С этими словами доктор Квеклебен достал из кармана коробку с набором медикаментов.

– Я всегда во всеоружии, – сказал он. – Вот по-настоящему полезная фармакопея, а все остальное – вздор и надувательство. Имей такой набор весной, а осенью езди недельки на две, а то и на месяц на Сент-Ронанские воды – и раньше своего срока не помрешь.

С хвастливой миной доктор вынул из своей коробки большой флакон или, скорее, бутылочку, наполненную ярко окрашенной жидкостью, и влил три полных столовых ложки в чашку миссис Блоуэр. Попробовав, та сразу заявила, что и поверить нельзя, до чего вкус чая улучшился и какой он стал приятный и живительный.

– Может быть, доктор, ваше лекарство и мне поможет? – сказал мистер Уинтерблоссом, ковыляя к ним с протянутой чашкой.

– Никак не советую вам принимать его, – сказал доктор Квеклебен, весьма хладнокровно захлопывая коробку. – Ваша болезнь одоматозного характера{93}, и вы лечите ее по-своему. Вы ведь и сами врач не хуже меня, а я не привык вмешиваться в чужую практику.

– Ладно, доктор, – сказал Уинтерблоссом. – Придется мне подождать, пока явится сэр Бинго: обычно у него с собой охотничья фляга с лекарством, которое, наверно, ничуть не хуже вашего.

– Долго же вам придется дожидаться сэра Бинго, – ответил доктор. – Этот джентльмен предпочитает сидячий образ жизни и уже второй раз заказал себе магнум{94}.

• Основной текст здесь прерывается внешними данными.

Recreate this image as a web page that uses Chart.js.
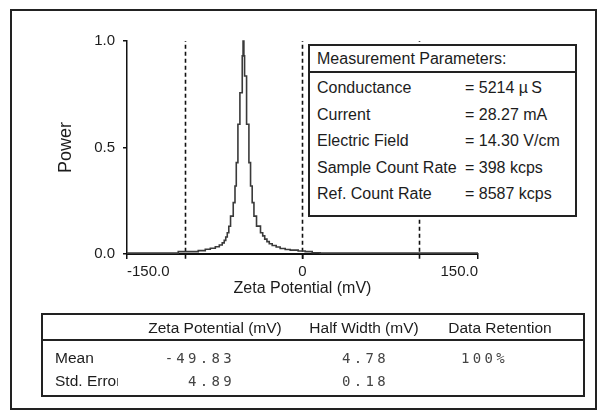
<!DOCTYPE html>
<html><head><meta charset="utf-8">
<script src="https://cdn.jsdelivr.net/npm/chart.js@4.4.1/dist/chart.umd.min.js"></script>
<style>
html,body{margin:0;padding:0;background:#fff;width:606px;height:419px;overflow:hidden}
#wrap{position:relative;width:606px;height:419px;font-family:"Liberation Sans",Arial,sans-serif;color:#1c1c1c}
#c{position:absolute;left:0;top:0}
.abs{position:absolute;white-space:nowrap}
#frame{position:absolute;left:10px;top:9px;width:587px;height:401px;border:2px solid #222;box-sizing:border-box}
#params{position:absolute;left:308px;top:44px;width:269px;height:173px;border:2px solid #222;box-sizing:border-box;background:#fff}
.sep{position:absolute;left:0;right:0;border-top:2px solid #222}
.t16{font-size:16px;line-height:20px}
.t15{font-size:15.5px;line-height:20px}
#table{position:absolute;left:41px;top:313px;width:544px;height:84px;border:2px solid #222;box-sizing:border-box}
.num{font-family:"DejaVu Sans Mono",monospace;font-size:14px;line-height:20px;letter-spacing:3.3px;color:#444}
</style></head><body>
<div id="wrap">
<canvas id="c" width="606" height="419"></canvas>
<div id="frame"></div>
<div id="params"></div>
<div id="table"></div>
</div>
<script>
// ---- data ----
const zetaMV = [-150, -106.2, -89.1, -83.1, -78.8, -74.5, -71.1, -68.6, -66.9, -65.6, -64.3, -63.0, -61.5, -59.2, -57.7, -56.6, -55.2, -53.5, -51.5, -50.8, -50.1, -49.5, -47.8, -45.8, -44.4, -43.0, -41.5, -39.3, -35.9, -34.0, -32.3, -30.4, -28.4, -25.9, -22.5, -19.1, -14.8, -10.5, -3.7, 2.3, 8.3, 15.1, 150];
const power  = [0.004, 0.011, 0.016, 0.022, 0.027, 0.034, 0.042, 0.052, 0.064, 0.08, 0.10, 0.13, 0.178, 0.241, 0.319, 0.429, 0.609, 0.757, 0.93, 1.0, 0.93, 0.836, 0.609, 0.429, 0.319, 0.241, 0.178, 0.131, 0.10, 0.085, 0.07, 0.058, 0.048, 0.04, 0.033, 0.026, 0.021, 0.018, 0.014, 0.011, 0.006, 0.004, 0.004];
const xTickValues = [-150, 0, 150];
const yTickValues = [0, 0.5, 1];
const markerLinesMV = [-100, 0, 100];
const markerLineSpan = [-0.022, 1];
const paramTitle = "Measurement Parameters:";
const paramLabels = ["Conductance", "Current", "Electric Field", "Sample Count Rate", "Ref. Count Rate"];
const paramValues = ["5214 \u00b5\u2009S", "28.27 mA", "14.30 V/cm", "398 kcps", "8587 kcps"];
const tableColumns = ["Zeta Potential (mV)", "Half Width (mV)", "Data Retention"];
const tableRows = ["Mean", "Std. Error"];
const meanValues = ["-49.83", "4.78", "100%"];
const stdErrorValues = ["4.89", "0.18", ""];

const FONT = '"Liberation Sans", Arial, sans-serif';
const TXT = '#1c1c1c';

// ---- chart ----
new Chart(document.getElementById('c'), {
  type: 'line',
  data: {
    datasets: [
      { data: zetaMV.map((x, i) => ({x: x, y: power[i]})), stepped: true, borderColor: '#3a3a3a', borderWidth: 1.6, pointRadius: 0, fill: false, clip: false },
      ...markerLinesMV.map(v => ({ data: markerLineSpan.map(y => ({x: v, y: y})), borderColor: '#111', borderWidth: 1.6, borderDash: [4, 3], pointRadius: 0, fill: false, clip: false }))
    ]
  },
  options: {
    responsive: false, animation: false, events: [],
    layout: { padding: { left: 0, right: 128, top: 41, bottom: 115 } },
    plugins: { legend: { display: false }, tooltip: { enabled: false } },
    scales: {
      x: {
        type: 'linear', position: 'bottom', min: -150, max: 150,
        afterBuildTicks: s => { s.ticks = xTickValues.map(v => ({value: v})); },
        afterFit: s => { s.height = 50; },
        ticks: { align: 'inner', autoSkip: false, maxRotation: 0, padding: 4, color: TXT, font: {family: FONT, size: 15},
                 callback: v => v === 0 ? '0' : v.toFixed(1) },
        grid: { drawOnChartArea: false, drawTicks: true, tickLength: 5, color: '#111', lineWidth: 1.5 },
        border: { display: true, color: '#111', width: 2 },
        title: { display: true, text: 'Zeta Potential (mV)', color: TXT, font: {family: FONT, size: 16}, padding: {top: 0, bottom: 6} }
      },
      y: {
        type: 'linear', position: 'left', min: 0, max: 1,
        afterBuildTicks: s => { s.ticks = yTickValues.map(v => ({value: v})); },
        afterFit: s => { s.width = 127; },
        ticks: { padding: 8, color: TXT, font: {family: FONT, size: 15}, callback: v => v.toFixed(1) },
        grid: { drawOnChartArea: false, drawTicks: true, tickLength: 4, color: '#111', lineWidth: 1.5 },
        border: { display: true, color: '#111', width: 1.5 },
        title: { display: true, text: 'Power', color: TXT, font: {family: FONT, size: 18}, padding: {top: 55, bottom: 0} }
      }
    }
  }
});

// ---- parameter box ----
function el(parent, cls, text, css) {
  const d = document.createElement('div');
  d.className = cls; d.textContent = text; Object.assign(d.style, css || {});
  parent.appendChild(d); return d;
}
const pb = document.getElementById('params');
el(pb, 'abs t16', paramTitle, {left: '7px', top: '3px'});
el(pb, 'sep', '', {top: '25px'});
const rowCenters = [42.3, 69, 95, 121.7, 148.3];
paramLabels.forEach((lab, i) => {
  el(pb, 'abs t16', lab, {left: '7px', top: (rowCenters[i] - 10) + 'px'});
  el(pb, 'abs t16', '= ' + paramValues[i], {left: '155px', top: (rowCenters[i] - 10) + 'px'});
});

// ---- results table ----
const tb = document.getElementById('table');
const colCenters = [172, 321, 457];
tableColumns.forEach((c, i) => {
  el(tb, 'abs t15', c, {left: (colCenters[i] - 100) + 'px', width: '200px', textAlign: 'center', top: '3px'});
});
el(tb, 'sep', '', {top: '24px'});
const rowTops = [33, 56];
tableRows.forEach((r, i) => {
  el(tb, 'abs t15', r, {left: '12px', top: rowTops[i] + 'px', width: '63px', overflow: 'hidden'});
});
const numRight = [189, 343];
[meanValues, stdErrorValues].forEach((vals, ri) => {
  vals.forEach((v, ci) => {
    if (!v) return;
    if (ci < 2) {
      el(tb, 'abs num', v, {left: (numRight[ci] - 150) + 'px', width: '153px', textAlign: 'right', top: rowTops[ri] + 'px'});
    } else {
      el(tb, 'abs num', v, {left: '418px', top: rowTops[ri] + 'px'});
    }
  });
});
</script>
</body></html>
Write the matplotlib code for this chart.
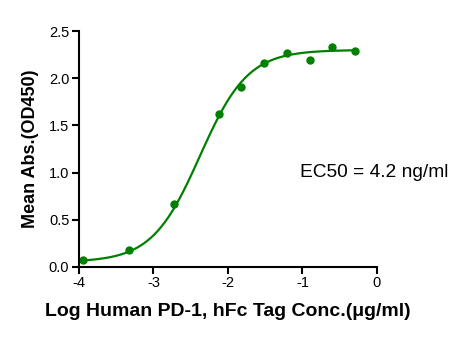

– Неподходящее имя для знатного человека «сэр Бинго»{95}. Как по-вашему, доктор Коклеен? – спросила миссис Блоуэр. – Вот мой Джон Блоуэр, бедняга, случись ему только быть чуточку навеселе, «оказаться против ветра», как он говаривал, так он все пел песенку про пса, что звался Бинго и жил, кажись, у одного фермера.

– Наш Бинго пока еще щенок, сударыня, а если и пес, так бездомный, – сказал Уинтерблоссом и, весьма довольный собственным остроумием, улыбнулся своей неподражаемой улыбкой.

– А то и бешеный – ведь он воды в рот не берет, – вставил мистер Четтерли и тоже мило улыбнулся в восторге, что, так сказать, «перешиб» каламбур председателя.

– Ишь какие они оба шутники, – сказала вдова, – да и сэр Бунги охулки на руку не положит. Беда только, что он так засиживается за бутылкой, а? Джон Блоуэр тоже любил, грешным делом, выпить, бедняга. Бывало, как причалит к миске пунша с подветренной стороны, так его и не оторвать. Однако вот и со стола убирают. Ведь это ужас, доктор, чтобы мы блага земные так и принимали, ни до еды, ни после молитвы не прочитав? Этот мистер Читерлинг, если он на самом деле священник, будет в ответе, что пренебрегает службой Господней.

– Да ведь, сударыня, – сказал доктор, – мистер Четтерли едва достиг сана полномочного священника.

– Уполномоченного? Ах, доктор, вы опять, верно, шутите, – вздохнула вдова. – Совсем как мой бедный Джон Блоуэр. Когда я уговаривала его попросить прихожан помянуть в своих молитвах «Красотку Пегги» (судно-то было по мне названо, доктор Китлебен) со всем ее грузом, так он, бывало, отвечал: «Пусть молится за нее, кто решится, – она ведь у меня застрахована, Пегги Брайс!» Весельчак весельчаком, а хоть и любил пошутить, был он все-таки человек положительный, не хуже других капитанов, что снимались с якоря на Литском рейде{96}. После его смерти осталась я одна-одинешенька, ох, нет мне покою ни днем, ни ночью… А на душе, на душе-то как тяжко, доктор! И не могу сказать, чтобы с тех пор, как я живу здесь, мне полегчало, разве что вот сейчас. Уж вы мне все-таки скажите, доктор, сколько я вам должна за этот эликстир? Он мне так сильно помог, да и душу я себе облегчила беседой с вами.